• _Given task_: Return each line holding the string "that".

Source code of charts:
-- Start --
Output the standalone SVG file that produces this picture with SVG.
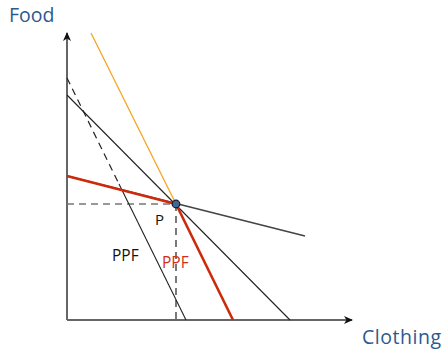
<svg xmlns="http://www.w3.org/2000/svg" width="444" height="349" viewBox="0 0 444 349">
<defs>
<marker id="arr" markerWidth="10" markerHeight="10" refX="8" refY="5" orient="auto" markerUnits="userSpaceOnUse">
<path d="M0,1 L9,5 L0,9 L2.5,5 Z" fill="#111"/>
</marker>
<style>
.lbl{font-family:"Open Sans","DejaVu Sans",sans-serif}
.ax{stroke:#666;stroke-width:2;fill:none}
.thin{stroke:#222;stroke-width:1.1;fill:none}
.red{stroke:#cc2a0a;stroke-width:2.6;fill:none}
</style>
</defs>
<rect width="444" height="349" fill="#fff"/>
<g id="connectors">
<line x1="67" y1="320" x2="67" y2="33" class="ax" marker-end="url(#arr)"/>
<line x1="67" y1="320" x2="352" y2="320" class="ax" marker-end="url(#arr)"/>
<line x1="67" y1="204" x2="176" y2="204" stroke="#777" stroke-width="1.6" stroke-dasharray="7,5"/>
<line x1="176" y1="204" x2="176" y2="320" stroke="#333" stroke-width="1.3" stroke-dasharray="7,5"/>
<line x1="91" y1="33" x2="176" y2="204" stroke="#f5a623" stroke-width="1.3"/>
<line x1="67" y1="95" x2="290" y2="320" class="thin"/>
<line x1="67" y1="176" x2="305" y2="236" stroke="#444" stroke-width="1.6"/>
<line x1="67" y1="78" x2="119" y2="184" stroke="#222" stroke-width="1.2" stroke-dasharray="7,5"/>
<line x1="119" y1="184" x2="186" y2="320" class="thin"/>
<line x1="67" y1="176" x2="176" y2="204" class="red"/>
<line x1="176" y1="204" x2="233" y2="320" class="red"/>
</g>
<g id="P">
<circle cx="176" cy="204" r="3.8" fill="#3b6a9a" stroke="#1a1a1a" stroke-width="1.2"/>
<text x="155" y="225" class="lbl" font-size="15" fill="#111">P</text>
</g>
<g id="ppf-black"><text x="112" y="261" class="lbl" font-size="15.5" fill="#111">PPF</text></g>
<g id="ppf-red"><text x="162" y="268" class="lbl" font-size="15.5" fill="#d0301a">PPF</text></g>
<g id="food"><text x="9" y="22" class="lbl" font-size="19.5" fill="#2b5a8c">Food</text></g>
<g id="clothing"><text x="362" y="344" class="lbl" font-size="19.5" fill="#2b5a8c" textLength="79">Clothing</text></g>
</svg>
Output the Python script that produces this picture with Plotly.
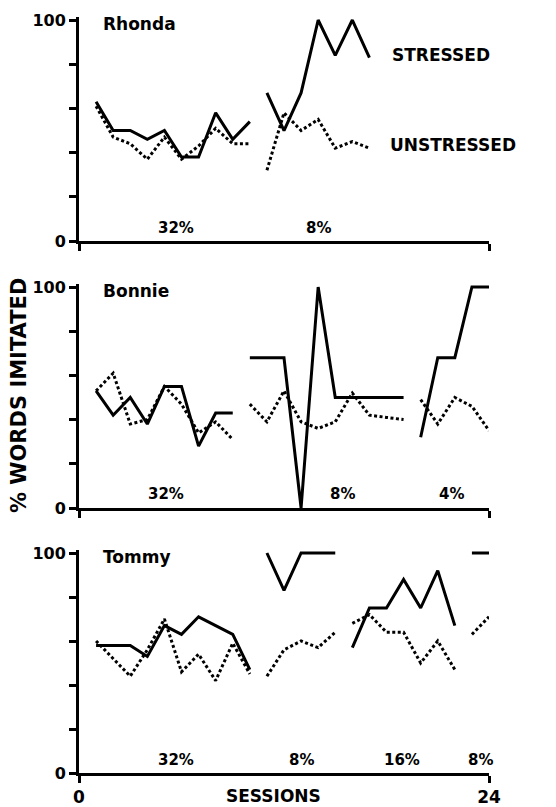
import plotly.graph_objects as go

# ---------------- data ----------------
RHONDA_SESSIONS = [1, 2, 3, 4, 5, 6, 7, 8, 9, 10, None, 11, 12, 13, 14, 15, 16, 17]
RHONDA_STRESSED = [63, 50, 50, 46, 50, 38, 38, 58, 46, 54, None, 67, 50, 67, 100, 84, 100, 83]
RHONDA_UNSTRESSED = [61, 47, 44, 37, 47, 37, 43, 51, 44, 44, None, 32, 58, 50, 55, 42, 45, 42]
RHONDA_PHASES = ["32%", "8%"]

BONNIE_SESSIONS = [1, 2, 3, 4, 5, 6, 7, 8, 9, None,
                   10, 11, 12, 13, 14, 15, 16, 17, 18, 19, None,
                   20, 21, 22, 23, 24]
BONNIE_STRESSED = [53, 42, 50, 38, 55, 55, 28, 43, 43, None,
                   68, 68, 68, 0, 100, 50, 50, 50, 50, 50, None,
                   32, 68, 68, 100, 100]
BONNIE_UNSTRESSED = [53, 61, 38, 40, 55, 47, 34, 39, 31, None,
                     47, 39, 53, 39, 36, 39, 52, 42, 41, 40, None,
                     49, 38, 50, 46, 35]
BONNIE_PHASES = ["32%", "8%", "4%"]

TOMMY_SESSIONS = [1, 2, 3, 4, 5, 6, 7, 8, 9, 10, None,
                  11, 12, 13, 14, 15, None,
                  16, 17, 18, 19, 20, 21, 22, None,
                  23, 24]
TOMMY_STRESSED = [58, 58, 58, 53, 67, 63, 71, 67, 63, 47, None,
                  100, 83, 100, 100, 100, None,
                  57, 75, 75, 88, 75, 92, 67, None,
                  100, 100]
TOMMY_UNSTRESSED = [60, 52, 44, 56, 70, 46, 54, 42, 59, 45, None,
                    44, 56, 60, 57, 64, None,
                    68, 72, 64, 64, 50, 60, 47, None,
                    63, 71]
TOMMY_PHASES = ["32%", "8%", "16%", "8%"]

Y_TICKS = [0, 20, 40, 60, 80, 100]
Y_TICK_TEXT = ["0", "", "", "", "", "100"]
X_TICKS = [0, 24]
X_TICK_TEXT = ["0", "24"]

# ---------------- layout helpers ----------------
PAGE_OFFSET = 8            # default body margin of the html page
W, H = 556 - PAGE_OFFSET, 807 - PAGE_OFFSET
FONT = "DejaVu Sans"
X_LEFT_PX, X_RIGHT_PX = 79, 489   # window pixels of x = 0 and x = 24
Y_TOP_EXTRA = 1.5  # a little headroom so lines at 100 are not clipped


def fx(px):
    return (px - PAGE_OFFSET) / W


def fy(py):
    return (H - (py - PAGE_OFFSET)) / H


def ydom(top100_px, bottom0_px):
    scale = (bottom0_px - top100_px) / 100.0
    top_px = top100_px - Y_TOP_EXTRA * scale
    return [fy(bottom0_px), fy(top_px)]


panels = [
    ("Rhonda", RHONDA_SESSIONS, RHONDA_STRESSED, RHONDA_UNSTRESSED, RHONDA_PHASES,
     ydom(20, 241), [5.7, 14.0], [6, 6]),
    ("Bonnie", BONNIE_SESSIONS, BONNIE_STRESSED, BONNIE_UNSTRESSED, BONNIE_PHASES,
     ydom(287, 508), [5.1, 15.4, 21.8], [6.5, 6.5, 6.5]),
    ("Tommy", TOMMY_SESSIONS, TOMMY_STRESSED, TOMMY_UNSTRESSED, TOMMY_PHASES,
     ydom(553, 773), [5.7, 13.0, 18.9, 23.5], [6, 6, 6, 6]),
]

fig = go.Figure()
annotations = []
layout = dict(
    width=W, height=H,
    margin=dict(l=0, r=0, t=0, b=0, autoexpand=False),
    paper_bgcolor="white", plot_bgcolor="white",
    showlegend=False,
    font=dict(family=FONT, color="black"),
)

for i, (name, xs, st, un, phases, dom, px, py) in enumerate(panels):
    n = "" if i == 0 else str(i + 1)
    xa, ya = "x" + n, "y" + n
    fig.add_trace(go.Scatter(x=xs, y=un, mode="lines", xaxis=xa, yaxis=ya,
                             line=dict(color="black", width=3, dash="3px,2.5px"),
                             connectgaps=False, hoverinfo="skip"))
    fig.add_trace(go.Scatter(x=xs, y=st, mode="lines", xaxis=xa, yaxis=ya,
                             line=dict(color="black", width=3),
                             connectgaps=False, hoverinfo="skip"))
    bottom = (i == 2)
    layout["xaxis" + n] = dict(
        domain=[fx(X_LEFT_PX), fx(X_RIGHT_PX)], range=[0, 24], anchor=ya,
        automargin=False,
        showline=True, linecolor="black", linewidth=3, showgrid=False, zeroline=False,
        ticks="outside", ticklen=7, tickwidth=3, tickcolor="black",
        tickvals=X_TICKS, ticktext=X_TICK_TEXT, showticklabels=bottom,
        tickfont=dict(family=FONT, size=17, color="black", weight="bold"),
        fixedrange=True,
    )
    layout["yaxis" + n] = dict(
        domain=dom, range=[0, 100 + Y_TOP_EXTRA], anchor=xa,
        automargin=False,
        showline=True, linecolor="black", linewidth=3, showgrid=False, zeroline=False,
        ticks="outside", ticklen=7, tickwidth=3, tickcolor="black",
        tickvals=Y_TICKS, ticktext=Y_TICK_TEXT,
        tickfont=dict(family=FONT, size=16, color="black", weight="bold"),
        fixedrange=True,
    )
    annotations.append(dict(text="<b>%s</b>" % name, xref=xa, yref=ya, x=1.3, y=98,
                            xanchor="left", yanchor="middle", showarrow=False,
                            font=dict(family=FONT, size=17, color="black")))
    for lab, lx, ly in zip(phases, px, py):
        annotations.append(dict(text="<b>%s</b>" % lab, xref=xa, yref=ya, x=lx, y=ly,
                                xanchor="center", yanchor="middle", showarrow=False,
                                font=dict(family=FONT, size=15, color="black")))

annotations.append(dict(text="<b>STRESSED</b>", xref="x", yref="y", x=18.2, y=84,
                        xanchor="left", yanchor="middle", showarrow=False,
                        font=dict(family=FONT, size=17, color="black")))
annotations.append(dict(text="<b>UNSTRESSED</b>", xref="x", yref="y", x=18.1, y=43.5,
                        xanchor="left", yanchor="middle", showarrow=False,
                        font=dict(family=FONT, size=17, color="black")))
annotations.append(dict(text="<b>% WORDS IMITATED</b>", xref="paper", yref="paper",
                        x=fx(19), y=fy(396), textangle=-90,
                        xanchor="center", yanchor="middle", showarrow=False,
                        font=dict(family=FONT, size=21, color="black")))
annotations.append(dict(text="<b>SESSIONS</b>", xref="paper", yref="paper",
                        x=fx(273), y=fy(796),
                        xanchor="center", yanchor="middle", showarrow=False,
                        font=dict(family=FONT, size=17, color="black")))
layout["annotations"] = annotations
fig.update_layout(**layout)
fig.write_html("out.html")
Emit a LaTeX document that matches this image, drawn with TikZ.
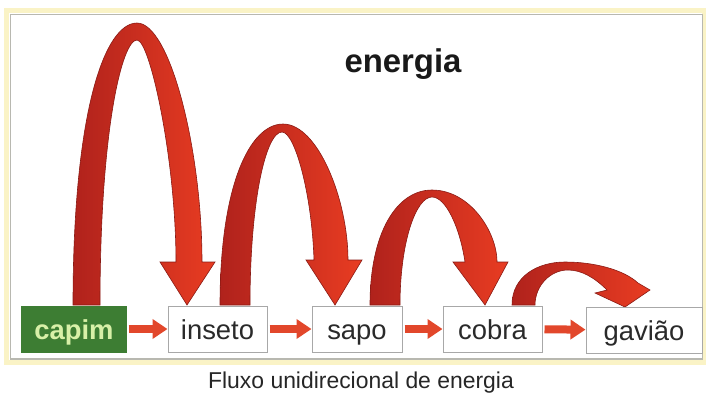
-- End --
• _Result below_:
Output the standalone SVG file that produces this picture with SVG.
Output the Python script that produces this picture with Plotly.
Emit a LaTeX document that matches this image, drawn with TikZ.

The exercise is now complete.